Lower bound of the confidence interval of pseudo-R^2 for each modality

R2.CI.U

Upper bound of the confidence interval of pseudo-R^2 for each modality

conf.level

Level of confidence intervals.

Examples

## Example 1: Linear model
data(data_linear_model)
X <- data_linear_model$X
y <- data_linear_model$y
mod.idx <- data_linear_model$mod.idx
test <- mglm.test(X = X, y = y, mod.idx = mod.idx, family = "gaussian",
               iter = TRUE, penalty = "SCAD", tune = "bic",
               conf.level = 0.95, CI.type = "one.sided")
summary(test)


## Example 2: Logistic regression
data(data_logistic_model)
X <- data_logistic_model$X
y <- data_logistic_model$y
mod.idx <- data_logistic_model$mod.idx
test <- mglm.test(X = X, y = y, mod.idx = mod.idx, family = "binomial",
               iter = TRUE, penalty = "SCAD", tune = "bic",
               conf.level = 0.95, CI.type = "two.sided")
sum.test <- summary(test)




Summary method for objects of class "mglm.test"

Description

Summary method for objects of class "mglm.test"

Usage

## S3 method for class 'mglm.test'
summary(object, ...)

## S3 method for class 'summary.mglm.test'
print(x, ...)

Arguments

object

An mglm.test object.

...

Additional arguments that could be passed to summary.mglm.test.

x

A summary.mglm.test object.

Value

An object with S3 class summary.mglm.test.

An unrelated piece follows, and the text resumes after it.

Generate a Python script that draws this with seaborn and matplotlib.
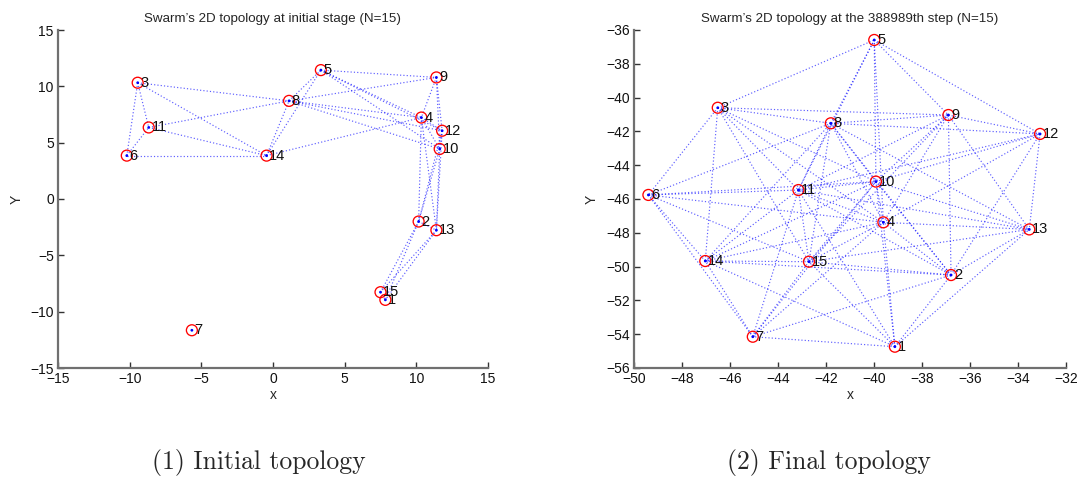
import matplotlib
matplotlib.use("Agg")
import matplotlib.pyplot as plt
import seaborn as sns
import pandas as pd

# Node ids (1..15) and coordinates of the swarm at the two stages
node_ids = list(range(1, 16))

init_x = [7.84, 10.16, -9.44, 10.35, 3.34, -10.2, -5.66, 1.12, 11.4, 11.63, -8.67, 11.8, 11.4, -0.45, 7.5]
init_y = [-8.95, -2.0, 10.32, 7.23, 11.44, 3.85, -11.65, 8.71, 10.79, 4.44, 6.35, 6.06, -2.77, 3.85, -8.27]

final_x = [-39.13, -36.79, -46.51, -39.61, -39.99, -49.4, -45.05, -41.8, -36.9, -39.92, -43.15, -33.08, -33.53, -47.03, -42.71]
final_y = [-54.74, -50.5, -40.6, -47.38, -36.59, -45.76, -54.15, -41.52, -41.03, -44.97, -45.47, -42.15, -47.8, -49.67, -49.71]

# Communication links (pairs of node ids)
init_edges = [
    (3, 11), (3, 6), (3, 8), (3, 14), (6, 11), (6, 14), (11, 14), (11, 8),
    (14, 8), (14, 5), (14, 4), (8, 5), (8, 9), (8, 4), (8, 12), (8, 10),
    (5, 9), (5, 4), (5, 12), (5, 10), (9, 4), (9, 12), (9, 10), (4, 12),
    (4, 10), (12, 10), (4, 2), (4, 13), (12, 2), (12, 13), (10, 2), (10, 13),
    (2, 13), (2, 15), (2, 1), (13, 15), (13, 1), (15, 1),
]

final_edges = [
    (1, 2), (1, 4), (1, 7), (1, 10), (1, 11), (1, 13), (1, 14), (1, 15),
    (2, 4), (2, 7), (2, 8), (2, 9), (2, 10), (2, 11), (2, 12), (2, 13), (2, 14), (2, 15),
    (3, 4), (3, 5), (3, 6), (3, 8), (3, 9), (3, 10), (3, 11), (3, 14), (3, 15),
    (4, 5), (4, 6), (4, 7), (4, 8), (4, 9), (4, 10), (4, 11), (4, 12), (4, 13), (4, 14), (4, 15),
    (5, 8), (5, 9), (5, 10), (5, 11), (5, 12),
    (6, 7), (6, 8), (6, 10), (6, 11), (6, 14), (6, 15),
    (7, 10), (7, 11), (7, 14), (7, 15),
    (8, 9), (8, 10), (8, 11), (8, 12), (8, 13), (8, 14), (8, 15),
    (9, 10), (9, 11), (9, 12), (9, 13), (9, 15),
    (10, 11), (10, 12), (10, 13), (10, 14), (10, 15),
    (11, 12), (11, 13), (11, 14), (11, 15),
    (12, 13), (13, 15), (14, 15),
]

init_title = "Swarm\u2019s 2D topology at initial stage (N=15)"
final_title = "Swarm\u2019s 2D topology at the 388989th step (N=15)"
init_caption = "(1) Initial topology"
final_caption = "(2) Final topology"

init_ticks_x = [-15, -10, -5, 0, 5, 10, 15]
init_ticks_y = [-15, -10, -5, 0, 5, 10, 15]
final_ticks_x = [-50, -48, -46, -44, -42, -40, -38, -36, -34, -32]
final_ticks_y = [-56, -54, -52, -50, -48, -46, -44, -42, -40, -38, -36]

sns.set_style("ticks")
plt.rcParams["font.family"] = ["Liberation Sans", "DejaVu Sans"]

fig = plt.figure(figsize=(10.8, 4.83), dpi=100)
ax1 = fig.add_axes([58 / 1080, 115 / 483, 430 / 1080, 338 / 483])
ax2 = fig.add_axes([634 / 1080, 115 / 483, 432 / 1080, 338 / 483])

spine_col = "#707070"


def draw_topology(ax, xs, ys, edges, title, xticks, yticks):
    df = pd.DataFrame({"id": node_ids, "x": xs, "y": ys}).set_index("id")
    for a, b in edges:
        ax.plot([df.loc[a, "x"], df.loc[b, "x"]], [df.loc[a, "y"], df.loc[b, "y"]],
                linestyle=(0, (1, 1.8)), color=(0.1, 0.1, 1.0), alpha=0.7,
                linewidth=0.85, zorder=1)
    pts = df.reset_index()
    sns.scatterplot(data=pts, x="x", y="y", ax=ax, marker="o", s=62,
                    facecolor="none", edgecolor="red", linewidth=0.95, zorder=3)
    sns.scatterplot(data=pts, x="x", y="y", ax=ax, marker="o", s=4,
                    color="blue", edgecolor="none", zorder=4)
    for nid in node_ids:
        ax.annotate(str(nid), (df.loc[nid, "x"], df.loc[nid, "y"]),
                    xytext=(2.0, 0), textcoords="offset points",
                    ha="left", va="center", fontsize=10.5, color="#111111", zorder=5)
    ax.set_xlim(xticks[0], xticks[-1])
    ax.set_ylim(yticks[0], yticks[-1])
    ax.set_xticks(xticks)
    ax.set_yticks(yticks)
    ax.set_xlabel("x", fontsize=10, labelpad=1)
    ax.set_ylabel("Y", fontsize=10, labelpad=5)
    ax.set_title(title, fontsize=9.6, pad=6)
    sns.despine(ax=ax)
    for side in ("left", "bottom"):
        ax.spines[side].set_color(spine_col)
        ax.spines[side].set_linewidth(1.6)
    ax.tick_params(direction="in", length=4, width=1.0, colors="#333333",
                   labelsize=10, labelcolor="#111111", pad=3)
    ax.set_facecolor("white")


draw_topology(ax1, init_x, init_y, init_edges, init_title, init_ticks_x, init_ticks_y)
draw_topology(ax2, final_x, final_y, final_edges, final_title, final_ticks_x, final_ticks_y)

fig.text(259 / 1080, 21 / 483, init_caption, ha="center", va="center",
         fontsize=18.5, family="cmr10")
fig.text(829 / 1080, 21 / 483, final_caption, ha="center", va="center",
         fontsize=18.5, family="cmr10")

fig.savefig("out.png", dpi=100, facecolor="white")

The class has its own print method and contains the following list of elements.

sum.ERE

The summary table of point estimate and confidence interval of ERE for each modality.

sum.R2

The summary table of point estimate and confidence interval of pseudo-R^2 for each modality.

conf.level

Level of confidence intervals.

sel.mod

Index of the most informative modality.